How could an ancient civilization have flourished on the summit of this monolith? How were building supplies, food and people transported up its near vertical walls? Why was this spot chosen? These questions go through my mind as I climb the vertigo-inducing staircase bolted to Sri Lanka’s famous rock—Sigiriya (Lion Rock). Much of Sigiriya remains a mystery, but the enormous rock rising above the jungle is one of Sri Lanka’s most fascinating and dramatic sites.
A little history
The established but debated theory is that the summit of Sigiriya served as a fortress for King Kasyapa I who reigned from 477 to 495 A.D. Kasyapa was a son of King Dhatusena by a lesser queen and hence his right to the throne was weak. He managed to seize control by overthrowing and murdering his father. Fearing retribution from the rightful heir—his half brother Mugalan— he sought an unassailable new residence at Sigiriya. Kasyapa reigned from his rock fortress for 18 years until Mugalan defeated him and converted Sigiriya into a Buddhist monastery complex that lasted until the 13th century.
Now, let’s go for a sweaty walk to the top…
The Royal Gardens
It’s 4:00 p.m. when our guesthouse host drops us off at the entrance to Sigiriya, a UNESCO World Heritage Site. It’s still hot as hell, but the crowds are going home and sunset promises to be spectacular. We contemplate the history of this epic site as we walk the long avenue through the royal gardens. The beautiful water gardens, which also served as moats, are recognized as one of the oldest landscape gardens in the world.
The Boulder Garden
At the end of the avenue, the geometric symmetry gives way to a boulder garden and a natural rock arch that begins the climb up Sigiriya Rock (1200 steps to be exact). Next to these modern steps, we can see the support structures of the monastic buildings that once abutted the boulders.

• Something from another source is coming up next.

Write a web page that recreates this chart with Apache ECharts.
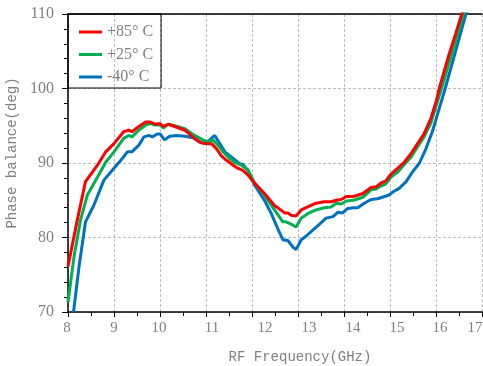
<!DOCTYPE html>
<html>
<head>
<meta charset="utf-8">
<script src="https://cdn.jsdelivr.net/npm/echarts@6/dist/echarts.min.js"></script>
<style>
  html, body { margin: 0; padding: 0; background: #fff; }
  #chart { width: 483px; height: 366px; }
</style>
</head>
<body>
<div id="chart"></div>
<script>
// Phase balance vs RF frequency at three temperatures
const seriesNames = ['+85° C', '+25° C', '-40° C'];

const freqHot = [8.0, 8.2, 8.38, 8.64, 8.82, 9.0, 9.21, 9.32, 9.39, 9.54, 9.69, 9.79, 9.9, 10.0, 10.07, 10.18, 10.32, 10.54, 10.75, 10.9, 11.0, 11.12, 11.23, 11.33, 11.44, 11.59, 11.69, 11.8, 11.91, 12.04, 12.27, 12.49, 12.71, 12.78, 12.85, 12.96, 13.07, 13.21, 13.39, 13.57, 13.72, 13.83, 13.94, 14.05, 14.19, 14.26, 14.41, 14.59, 14.7, 14.8, 14.91, 15.02, 15.17, 15.31, 15.46, 15.6, 15.74, 15.89, 16.01, 16.07, 16.29, 16.43, 16.56, 16.6];
const phaseHot = [76.1, 82.3, 87.5, 89.7, 91.5, 92.6, 94.2, 94.4, 94.2, 94.9, 95.5, 95.5, 95.2, 95.3, 94.9, 95.2, 94.9, 94.4, 93.3, 92.7, 92.6, 92.6, 91.9, 91.0, 90.4, 89.7, 89.3, 89.0, 88.4, 87.4, 85.9, 84.3, 83.3, 83.3, 83.0, 82.9, 83.7, 84.1, 84.6, 84.8, 84.8, 85.0, 85.1, 85.5, 85.5, 85.6, 85.9, 86.7, 86.8, 87.3, 87.6, 88.5, 89.3, 90.1, 91.3, 92.6, 93.9, 96.0, 98.4, 100.0, 104.7, 107.4, 110.0, 110.8];

const freqRoom = [8.0, 8.13, 8.27, 8.42, 8.64, 8.82, 9.0, 9.21, 9.32, 9.39, 9.54, 9.69, 9.79, 9.9, 10.0, 10.07, 10.18, 10.32, 10.54, 10.75, 10.93, 11.04, 11.15, 11.26, 11.37, 11.48, 11.62, 11.77, 11.91, 12.06, 12.27, 12.49, 12.67, 12.74, 12.85, 12.96, 13.07, 13.21, 13.39, 13.57, 13.72, 13.83, 13.94, 14.05, 14.19, 14.26, 14.41, 14.59, 14.7, 14.8, 14.91, 15.02, 15.17, 15.31, 15.46, 15.6, 15.74, 15.89, 16.03, 16.12, 16.37, 16.6, 16.65];
const phaseRoom = [71.3, 77.4, 82.3, 85.7, 88.1, 90.1, 91.5, 93.3, 93.7, 93.5, 94.4, 95.1, 95.3, 95.1, 95.1, 94.7, 95.2, 95.0, 94.6, 93.7, 93.1, 92.8, 93.1, 92.4, 91.5, 90.8, 90.1, 89.7, 89.1, 87.3, 85.7, 83.7, 82.1, 82.1, 81.8, 81.4, 82.6, 83.2, 83.7, 84.0, 84.1, 84.6, 84.5, 84.9, 85.0, 85.1, 85.4, 86.4, 86.5, 86.9, 87.2, 88.1, 88.8, 89.8, 90.8, 92.2, 93.5, 95.4, 98.2, 100.0, 105.2, 110.0, 110.8];

const freqCold = [8.12, 8.24, 8.38, 8.56, 8.78, 9.0, 9.18, 9.29, 9.39, 9.54, 9.65, 9.76, 9.83, 9.94, 10.0, 10.1, 10.21, 10.36, 10.54, 10.72, 10.86, 10.97, 11.08, 11.19, 11.3, 11.41, 11.55, 11.73, 11.8, 11.91, 12.06, 12.27, 12.42, 12.56, 12.67, 12.78, 12.89, 12.96, 13.07, 13.18, 13.32, 13.47, 13.61, 13.76, 13.87, 13.97, 14.08, 14.21, 14.3, 14.44, 14.59, 14.73, 14.88, 14.98, 15.06, 15.2, 15.35, 15.49, 15.64, 15.78, 15.92, 16.05, 16.2, 16.39, 16.65, 16.7];
const phaseCold = [70.0, 76.1, 82.1, 84.3, 87.7, 89.3, 90.6, 91.5, 91.5, 92.4, 93.5, 93.7, 93.5, 93.9, 93.9, 93.1, 93.6, 93.7, 93.6, 93.4, 92.8, 92.6, 93.1, 93.7, 92.6, 91.5, 90.8, 89.9, 89.8, 89.0, 87.0, 85.0, 83.2, 81.2, 79.7, 79.6, 78.7, 78.4, 79.7, 80.2, 81.0, 81.8, 82.6, 82.8, 83.4, 83.3, 83.9, 84.0, 84.0, 84.6, 85.1, 85.2, 85.5, 85.7, 86.1, 86.6, 87.5, 88.8, 90.0, 91.9, 94.2, 96.9, 100.0, 104.2, 110.0, 110.8];

const xTicks = [8, 9, 10, 11, 12, 13, 14, 15, 16, 17];
const yTicks = [70, 80, 90, 100, 110];

// horizontal nudge (px) applied to each frequency tick label
const labelShift = [-1, 0, -1, 6, 13, 11, 9, 7, 4, -7];

const colors = ['#ff0000', '#00b050', '#0070c0'];
const textGray = '#7f7f7f';
const serif = '"Liberation Serif", "DejaVu Serif", serif';
const mono = '"Liberation Mono", "DejaVu Sans Mono", monospace';

const pairs = (xs, ys) => xs.map((x, i) => [x, ys[i]]);

const rich = {};
labelShift.forEach((d, i) => {
  rich['s' + i] = {
    fontFamily: serif, fontSize: 15, color: textGray,
    padding: d >= 0 ? [0, 0, 0, 2 * d] : [0, -2 * d, 0, 0]
  };
});

const chart = echarts.init(document.getElementById('chart'), null, { renderer: 'canvas' });

const splitStyle = { show: true, lineStyle: { color: '#bdbdbd', type: [3, 2], width: 1 } };

chart.setOption({
  animation: false,
  backgroundColor: '#fff',
  color: colors,
  grid: { left: 68, right: 1, top: 14, bottom: 54, containLabel: false, outerBoundsMode: 'none' },
  legend: {
    orient: 'vertical',
    left: 68, top: 14,
    padding: [10, 8, 3, 11],
    itemGap: 6.5,
    itemWidth: 23,
    itemHeight: 3,
    icon: 'rect',
    borderColor: '#000',
    borderWidth: 1,
    textStyle: { fontFamily: serif, fontSize: 16, color: textGray },
    data: seriesNames
  },
  xAxis: [{
    type: 'value',
    min: xTicks[0], max: xTicks[xTicks.length - 1], interval: 1,
    name: 'RF Frequency(GHz)',
    nameLocation: 'middle',
    nameGap: 38,
    nameTextStyle: { fontFamily: mono, fontSize: 14, color: textGray, padding: [0, 0, 0, 50] },
    axisLine: { show: true, onZero: false, lineStyle: { color: '#000', width: 1.5 } },
    axisTick: { show: true, inside: false, length: 5, lineStyle: { color: '#000' } },
    minorTick: { show: true, splitNumber: 2, length: 4, lineStyle: { color: '#000' } },
    axisLabel: {
      margin: 9,
      showMaxLabel: true,
      formatter: v => {
        const i = xTicks.indexOf(Math.round(v));
        return '{s' + i + '|' + v + '}';
      },
      rich: rich
    },
    splitLine: splitStyle
  }, {
    type: 'value',
    position: 'top',
    min: xTicks[0], max: xTicks[xTicks.length - 1],
    axisLine: { show: true, lineStyle: { color: '#000', width: 1.5 } },
    axisTick: { show: false },
    axisLabel: { show: false },
    splitLine: { show: false }
  }],
  yAxis: {
    type: 'value',
    min: yTicks[0], max: yTicks[yTicks.length - 1], interval: 10,
    name: 'Phase balance(deg)',
    nameLocation: 'middle',
    nameGap: 44,
    nameRotate: 90,
    nameTextStyle: { fontFamily: mono, fontSize: 14, color: textGray, padding: [0, 0, 0, 20] },
    axisLine: { show: true, onZero: false, lineStyle: { color: '#000', width: 1.5 } },
    axisTick: { show: true, inside: false, length: 6, lineStyle: { color: '#000' } },
    minorTick: { show: true, splitNumber: 5, length: 4, lineStyle: { color: '#000' } },
    axisLabel: { margin: 14, fontFamily: serif, fontSize: 16, color: textGray },
    splitLine: splitStyle
  },
  series: [
    { name: seriesNames[0], data: pairs(freqHot, phaseHot) },
    { name: seriesNames[1], data: pairs(freqRoom, phaseRoom) },
    { name: seriesNames[2], data: pairs(freqCold, phaseCold) }
  ].map((s, i) => ({
    type: 'line',
    name: s.name,
    data: s.data,
    showSymbol: false,
    symbol: 'none',
    smooth: false,
    clip: true,
    z: 10 - i,
    lineStyle: { color: colors[i], width: 3 },
    itemStyle: { color: colors[i] }
  }))
});
</script>
</body>
</html>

The Mirror Wall and Frescoes
A metal staircase takes us up the first portion of the sheer wall. Mike’s not too happy but at least he’s distracted by the mirror wall—a huge wall originally coated with a smooth glaze and polished to a mirror-like sheen. Legend has it that King Kasyapa greatly admired his own reflection in this wall. Scholars now study the graffiti that visitors engraved on the wall between the 6th and 13th centuries. Apparently, many of the over 1000 pieces of scribbled verses are impressions of the art found in the rock gallery just above the mirror wall—5th century paintings of buxom women believed to be deities or the King’s concubines. Today, you can still admire the gorgeous frescoes at Sigiriya, but photography and graffiti are forbidden.
The Lion’s Paw Terrace
There’s a short reprieve from the steep staircase at the Lion’s Paw Terrace, where the site derives its name. Sigiriya means “Lion Rock”. All that remains today are two enormous lion paws, which give us a good indication of how large the lion statue must have been. It’s a popular spot for photos before the next (and final) set of scary-looking stairs.
We need to use our imagination to conjure up what this hilltop fortress and gardens must have looked like; only the ancient cisterns and low foundations of structures remain standing. Nonetheless, it’s incredibly atmospheric and the views are outstanding. After a walk around the ruins, made even more delightful by the monkeys’ antics in the cistern turned swimming pool, we find a quiet perch and watch the sun set over the jungle.
I realize now that to get a real sense of how imposing the ancient fortress must have been you need to see it from above, so I’ve included the photo (not mine) on the left. Incredible, isn’t it!
The view from Pidurangala
The next morning, we trek up to Pidurangala, a rock outcropping about one kilometre from Sigiriya. The marvellous view of Sigiriya from the peaceful summit of Pidurangala is the icing on the cake. With the exception of a tricky scramble at the top, the 30-minute hike is pleasant with a nice surprise near the midway point: a 12.5 m reclining Buddha.
I continue to contemplate how a fortress could have been built on such a difficult site more than 1500 years ago. Even with today’s modern engineering, it would be an enormous undertaking. Back at our guesthouse, there’s a poster depicting what construction might have looked like. It’s mind-boggling and makes our visit all the more impressive.
Sigiriya, Pidurangala or both?
This is a common question. If you have the time, energy, budget and interest then definitely visit both. We’re happy we did. Sigiriya is amazing but very expensive ($30 U.S. admission) and it’s busy. If ruins aren’t your thing or you prefer just getting a marvellous view of Sigiriya without the crowds, then Pidurangala (about $3) is a great option.
Where to stay in Sigiriya
I need to give a shout out to Harini Villa. This affordable, comfortable, spotlessly clean guesthouse is run by a lovely family who helped us arrange several excursions in the area. Breakfasts were great and the curry dinner was one of the best we had in Sri Lanka. It’s only about a 20 minute walk (hot walk!) to the Sigiriya entrance, but tuk tuks are readily available.